Naturally, even a monarch should not be immune from consequences, but neither should they be subject to the same whims as politicians so often find themselves faced with.
I think I’ve gone off enough on a rant here. Please excuse my ramblings, I’ve had one of those days that’s been filled with that special brand of Swedish Ãœber-Egalitarianism.
@9 Daryl – do not forget the deep-fried mars bar and other specialties. If you do not believe me, they even have their own article in Wikipedia. The mind boggles at the thought.
Okay. I found a glaring mistake between Snippet 66 and Snippet 67. I hope Eric fixed it before the dead tree started getting printed.
In Snippet 66, James Nichols asks for tea, then answering a question from Duke George, he takes a sip of tea. In Snippet 67, the tea finally arrives, and everyone waits for James to take a sip before he answers a question. If the tea didn’t arrive until several minutes into the conversation, then what was James sipping at the beginning of the conversation?
Or should I perhaps ask what Eric was sipping when he wrote this section of the book? :-)
Simple.
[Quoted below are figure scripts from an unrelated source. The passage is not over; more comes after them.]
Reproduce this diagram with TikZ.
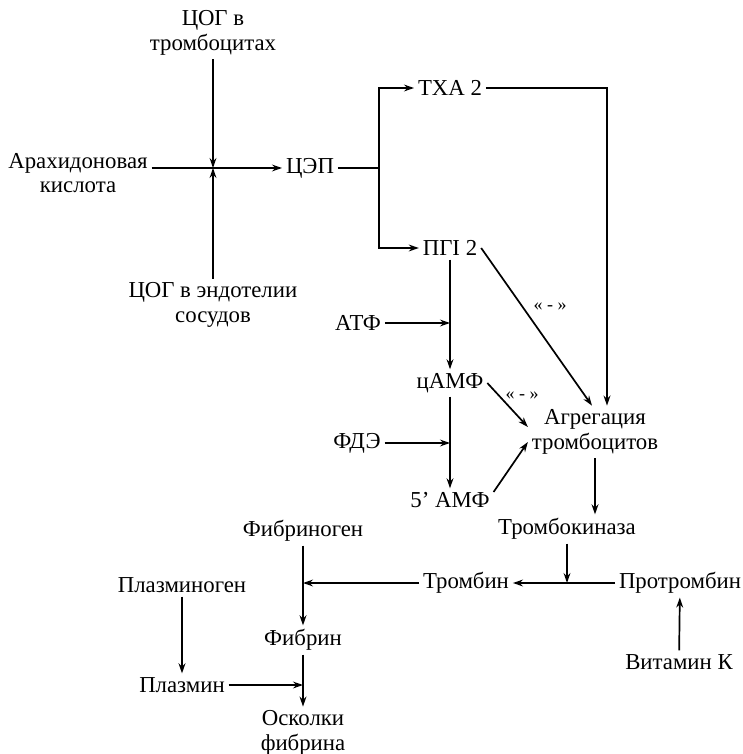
\documentclass[tikz,border=0pt]{standalone}
\usepackage{fontspec}
\setmainfont{Liberation Serif}
\usetikzlibrary{arrows.meta, positioning, calc}

\begin{document}
\begin{tikzpicture}[
    x=0.5pt, y=-0.5pt,
    >={Stealth[length=5pt, width=3.4pt]}, line width=0.85pt,
    every node/.style={font=\fontsize{11.4}{12.4}\selectfont, inner sep=2pt, outer sep=0pt, align=center},
    minus/.style={font=\fontsize{9}{9}\selectfont}
]
\useasboundingbox (0,0) rectangle (743,754);

% Cyclooxygenase block
\node (cogt) at (213,33) {ЦОГ в\\тромбоцитах};
\node (arach) at (78,173) {Арахидоновая\\кислота};
\node (coge) at (213,305) {ЦОГ в эндотелии\\сосудов};
\node (cep) at (310,168) {ЦЭП};
\coordinate (junc) at (cogt |- cep);
\coordinate (split) at (379,168);

% Prostanoids
\node (txa) at (450,88) {ТХА 2};
\node (pgi) at (450,248) {ПГI 2};

% cAMP chain
\node (atf) at (358,323) {АТФ};
\node (camf) at (450,383) {цАМФ};
\node (fde) at (357,443) {ФДЭ};
\node (amf) at (450,500) {5’ АМФ};
\node (agr) at (595,432) {Агрегация\\тромбоцитов};

% Coagulation
\node (tk) at (567,529) {Тромбокиназа};
\node (trombin) at (466,583) {Тромбин};
\node (protr) at (680,583) {Протромбин};
\node (vitk) at (679,662) {Витамин К};
\node (fibrinogen) at (303,531) {Фибриноген};
\node (fibrin) at (303,640) {Фибрин};
\node (oskolki) at (303,733) {Осколки\\фибрина};
\node (plasminogen) at (182,585) {Плазминоген};
\node (plasmin) at (182,685) {Плазмин};

% Labels
\node[minus] (minus1) at (550,307) {« - »};
\node[minus] (minus2) at (522,396) {« - »};

% Arrows: top part
\draw[->] (arach.east |- cep) -- (cep);
\draw[->] (cogt) -- (junc);
\draw[->] (coge) -- (junc);
\draw (cep) -- (split);
\draw[->] (split) |- (txa);
\draw[->] (split) |- (pgi);
\draw[->] (txa.east) -| ([xshift=6pt]agr.north);
\draw[->] (pgi.east) -- ([xshift=-1.5pt]agr.north);

% Arrows: cAMP
\draw[->] (pgi) -- (camf);
\draw[->] (atf) -- (atf -| camf);
\draw[->] (camf) -- (amf);
\draw[->] (fde) -- (fde -| camf);
\draw[->] (camf.east) -- ([yshift=2.5pt]agr.west);
\draw[->] ([yshift=4pt]amf.east) -- ([yshift=-5pt]agr.west);

% Arrows: coagulation
\draw[->] (agr.south) -- (agr.south |- tk.north);
\draw[->] (tk) -- (tk |- trombin);
\draw[->] (protr) -- (trombin);
\draw[->] (vitk) -- (protr);
\draw[->] (trombin) -- (trombin -| fibrinogen);
\draw[->] (fibrinogen) -- (fibrin);
\draw[->] (fibrin) -- (oskolki);
\draw[->] (plasminogen) -- (plasmin);
\draw[->] (plasmin) -- (plasmin -| fibrin);
\end{tikzpicture}
\end{document}
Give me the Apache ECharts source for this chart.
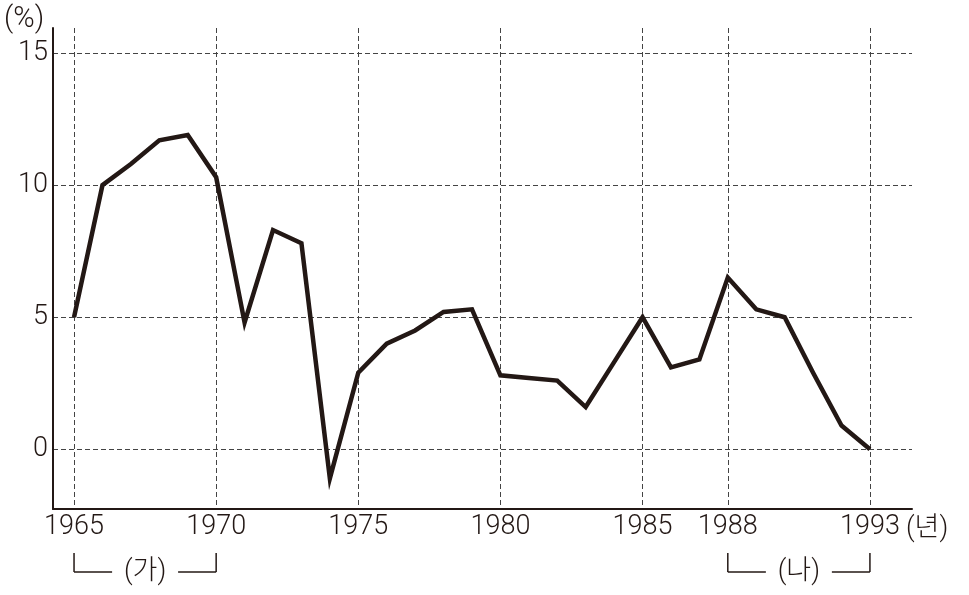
<!DOCTYPE html>
<html>
<head>
<meta charset="utf-8">
<script src="https://cdn.jsdelivr.net/npm/echarts@6/dist/echarts.min.js"></script>
<style>
  html, body { margin: 0; padding: 0; background: #fff; }
  #main { width: 969px; height: 595px; }
</style>
</head>
<body>
<div id="main"></div>
<script>
// 연도별 경제 성장률 (%)
var years = [1965, 1966, 1967, 1968, 1969, 1970, 1971, 1972, 1973, 1974,
             1975, 1976, 1977, 1978, 1979, 1980, 1981, 1982, 1983, 1984,
             1985, 1986, 1987, 1988, 1989, 1990, 1991, 1992, 1993];
var rates = [5.0, 10.0, 10.8, 11.7, 11.9, 10.3, 4.8, 8.3, 7.8, -1.1,
             2.9, 4.0, 4.5, 5.2, 5.3, 2.8, 2.7, 2.6, 1.6, 3.3,
             5.0, 3.1, 3.4, 6.5, 5.3, 5.0, 2.9, 0.9, 0.0];

var xTicks = [1965, 1970, 1975, 1980, 1985, 1988, 1993];
var yTicks = [0, 5, 10, 15];

// 구간 표시
var periods = [
  { name: '(가)', from: 1965, to: 1970 },
  { name: '(나)', from: 1988, to: 1993 }
];

var ink = '#231815';
var fontFam = 'Roboto, "Noto Sans CJK KR", sans-serif';

var seriesData = years.map(function (y, i) { return [y, rates[i]]; });

var option = {
  backgroundColor: '#fff',
  animation: false,
  grid: { left: 53, right: 57, top: 28, bottom: 86 },
  xAxis: {
    type: 'value',
    min: 1964.26,
    max: 1994.48,
    axisLine: { show: true, onZero: false, lineStyle: { color: ink, width: 2 } },
    axisTick: { show: false, customValues: xTicks },
    axisLabel: {
      customValues: xTicks,
      formatter: function (v) { return String(v); },
      margin: 5,
      color: ink,
      fontSize: 27,
      fontWeight: 300,
      fontFamily: fontFam
    },
    splitLine: {
      show: true,
      lineStyle: { color: '#444', width: 1, type: [5, 3] }
    }
  },
  yAxis: {
    type: 'value',
    min: -2.26,
    max: 15.95,
    axisLine: { show: true, onZero: false, lineStyle: { color: ink, width: 2 } },
    axisTick: { show: false, customValues: yTicks },
    axisLabel: {
      customValues: yTicks,
      margin: 5,
      padding: [4, 0, 0, 0],
      color: ink,
      fontSize: 27,
      fontWeight: 300,
      fontFamily: fontFam
    },
    splitLine: {
      show: true,
      lineStyle: { color: '#444', width: 1, type: [5, 3] }
    }
  },
  series: [
    {
      type: 'line',
      data: seriesData,
      symbol: 'none',
      lineStyle: { color: ink, width: 4.5, join: 'miter' }
    }
  ]
};

var chart = echarts.init(document.getElementById('main'));
chart.setOption(option);

// 축 아래 구간 괄호와 단위 표시
function px(x, y) {
  return chart.convertToPixel({ gridIndex: 0 }, [x, y]);
}
var axisY = px(1965, -2.26)[1];
var gfx = [];
var lineStyle = { stroke: ink, lineWidth: 1.5 };

periods.forEach(function (p) {
  var x1 = px(p.from, 0)[0];
  var x2 = px(p.to, 0)[0];
  var mid = (x1 + x2) / 2;
  var top = axisY + 44;
  var bot = axisY + 63;
  gfx.push({ type: 'line', shape: { x1: x1, y1: top, x2: x1, y2: bot }, style: lineStyle });
  gfx.push({ type: 'line', shape: { x1: x1, y1: bot, x2: mid - 33, y2: bot }, style: lineStyle });
  gfx.push({ type: 'line', shape: { x1: mid + 33, y1: bot, x2: x2, y2: bot }, style: lineStyle });
  gfx.push({ type: 'line', shape: { x1: x2, y1: top, x2: x2, y2: bot }, style: lineStyle });
  gfx.push({
    type: 'text',
    style: {
      text: p.name, x: mid, y: bot,
      align: 'center', verticalAlign: 'middle',
      font: '300 27px ' + fontFam, fill: ink
    }
  });
});

var lastX = px(xTicks[xTicks.length - 1], 0)[0];
gfx.push({
  type: 'text',
  style: {
    text: '(년)', x: lastX + 36, y: axisY + 20,
    align: 'left', verticalAlign: 'middle',
    font: '300 27px ' + fontFam, fill: ink
  }
});
gfx.push({
  type: 'text',
  style: {
    text: '(%)', x: 4, y: 20,
    align: 'left', verticalAlign: 'middle',
    font: '300 29px ' + fontFam, fill: ink
  }
});

chart.setOption({ graphic: gfx });
</script>
</body>
</html>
Time-travelling tea!
On the “time-travelling tea”, Eric “muttered” something when it was pointed out. [Grin]
Seriously, it will be corrected. [Smile]
@johan: Don’t mistake the fact that campaigning was not predominately done by public speaking with the ide that elected leaders like Adams or Jefferson lacked charisma. It was simply a different *kind* of charisma than an appeal to crowds.
Anyway, the public campaign basically dates to Andrew Jackson. Say 1824 or so. (Yes I am committing a shameless plug for another of Eric’s series.) Like many developments in US politics, it had been well vetted on the local level before making its debut in a race for national office.
@robert: Similarly, Gettysburg is not really a good example to use for how effective public speaking was pre-electronic amplification. Lincoln and Douglas debated up and down the state of Illinois without microphones, and audiences in the thousands heard them just fine. Orators were trained in a different way back then, and with proper acoustics could reach an audience of several thousands in open air.
The problem at Gettysburg was that it was a battlefield site not particularly well endowed with acoustic qualities (been there, heard the speach in reenactment). So the number of people who could fit within earshot of the speakers was limited to several hundred (the old battallion and cohort military units were basically sized so everone could hear the unit’s officer.) Further, they didn’t listen much to Lincoln as he wasn’t the main event — an important mourner to be sure, but publicized as a short, minor speech that also gave everyone time to go and buy food and drink. We admire the power of the Gettysburg Address in retrospect, and in the judgment of a later, quieter style than was popular in the 1860’s.